I have been meaning to talk about my water bill for some time now – and since my bill just arrived a bit ago now is as good a time as any.  This period my bill from the SFPUC is $208.10.  My family of 4 and our turtle used an average of 271 GPD (gallons per day – 15,000 gallons this last billing cycle) well under the 130 GPD per person/520 GPD per family average for CA.  And the house I am currently in isn’t all that special, the toilets are standard 1.6 gallons per flush (GPF)  models, the washing machine is a regular top loader, and I do have a lawn, though it is a tiny 6 X 12 foot postage stamp.

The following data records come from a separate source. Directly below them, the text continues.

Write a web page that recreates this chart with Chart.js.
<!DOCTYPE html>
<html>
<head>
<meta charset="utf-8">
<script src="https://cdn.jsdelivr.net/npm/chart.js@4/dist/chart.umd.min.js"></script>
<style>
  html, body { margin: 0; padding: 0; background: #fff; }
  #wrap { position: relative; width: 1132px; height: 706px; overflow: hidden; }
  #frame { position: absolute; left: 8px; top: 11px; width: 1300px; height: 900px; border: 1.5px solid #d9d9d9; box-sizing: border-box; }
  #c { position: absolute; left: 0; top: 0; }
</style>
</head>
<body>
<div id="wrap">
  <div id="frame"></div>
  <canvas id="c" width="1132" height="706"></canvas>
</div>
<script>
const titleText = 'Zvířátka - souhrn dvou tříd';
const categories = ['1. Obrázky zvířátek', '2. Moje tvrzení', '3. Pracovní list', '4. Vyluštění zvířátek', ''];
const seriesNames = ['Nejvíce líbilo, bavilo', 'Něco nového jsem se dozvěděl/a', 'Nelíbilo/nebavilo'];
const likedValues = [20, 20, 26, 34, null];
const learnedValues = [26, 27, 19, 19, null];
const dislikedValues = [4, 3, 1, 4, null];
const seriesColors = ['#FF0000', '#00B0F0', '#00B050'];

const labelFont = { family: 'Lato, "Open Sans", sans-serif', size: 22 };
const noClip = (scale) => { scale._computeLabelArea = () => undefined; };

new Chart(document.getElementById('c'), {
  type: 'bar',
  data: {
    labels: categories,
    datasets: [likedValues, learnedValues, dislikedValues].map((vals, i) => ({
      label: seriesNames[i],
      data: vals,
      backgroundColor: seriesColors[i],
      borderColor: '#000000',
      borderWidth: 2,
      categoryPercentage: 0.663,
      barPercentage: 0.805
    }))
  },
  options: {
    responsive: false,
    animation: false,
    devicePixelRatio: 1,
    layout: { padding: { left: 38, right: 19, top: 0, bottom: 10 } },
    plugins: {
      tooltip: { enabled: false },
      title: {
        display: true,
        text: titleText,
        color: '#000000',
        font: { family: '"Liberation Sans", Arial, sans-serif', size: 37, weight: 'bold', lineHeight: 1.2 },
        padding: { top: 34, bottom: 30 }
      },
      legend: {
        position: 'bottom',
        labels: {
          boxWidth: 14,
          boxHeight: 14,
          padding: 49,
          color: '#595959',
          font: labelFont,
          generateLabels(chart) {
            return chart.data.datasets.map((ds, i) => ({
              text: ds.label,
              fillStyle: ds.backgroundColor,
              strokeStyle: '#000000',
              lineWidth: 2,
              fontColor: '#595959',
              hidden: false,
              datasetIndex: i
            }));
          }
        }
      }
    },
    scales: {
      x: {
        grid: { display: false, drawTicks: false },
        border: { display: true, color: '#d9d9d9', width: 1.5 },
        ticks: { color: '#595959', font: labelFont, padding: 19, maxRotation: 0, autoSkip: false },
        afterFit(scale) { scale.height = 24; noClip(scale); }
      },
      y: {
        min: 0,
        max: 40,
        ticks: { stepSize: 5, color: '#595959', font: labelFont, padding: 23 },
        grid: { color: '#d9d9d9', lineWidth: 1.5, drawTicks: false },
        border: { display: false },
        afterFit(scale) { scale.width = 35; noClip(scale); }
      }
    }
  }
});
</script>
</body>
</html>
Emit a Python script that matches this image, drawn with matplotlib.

I like my water service , its some of the best in the world.  But to give the costs some perspective, your average business/farm pays about $10 – $100 per acre foot of water.  An acre foot is the standard unit for measuring water volume, and it equals about 325,000 gallons.  So where that business pays a hundred bucks per acre foot, my family  pays 325,000 divided by 15,000 times $208.10 = $4,474.15 per acre foot.

$4,474.15!

Wow.  Seems like BS to me, especially when I hear farmers in the central valley who grow things like cotton in the desert complain about water rates – here is a tip, grow something less water intensive.  I know I can do more to conserve water and money, and I am curious what my famiy’s water use will be as we are soon to move into the redesigned house on 39th ave that features many advanced water saving features.  But another obvious opportunity for savings as well as revenue for the state in these tough economic times is aggricultural water use.  Farmers need to pay more for our water.  If we tripple their rates you and I the residential customer are still getting screwed.  Its time everyone does their part.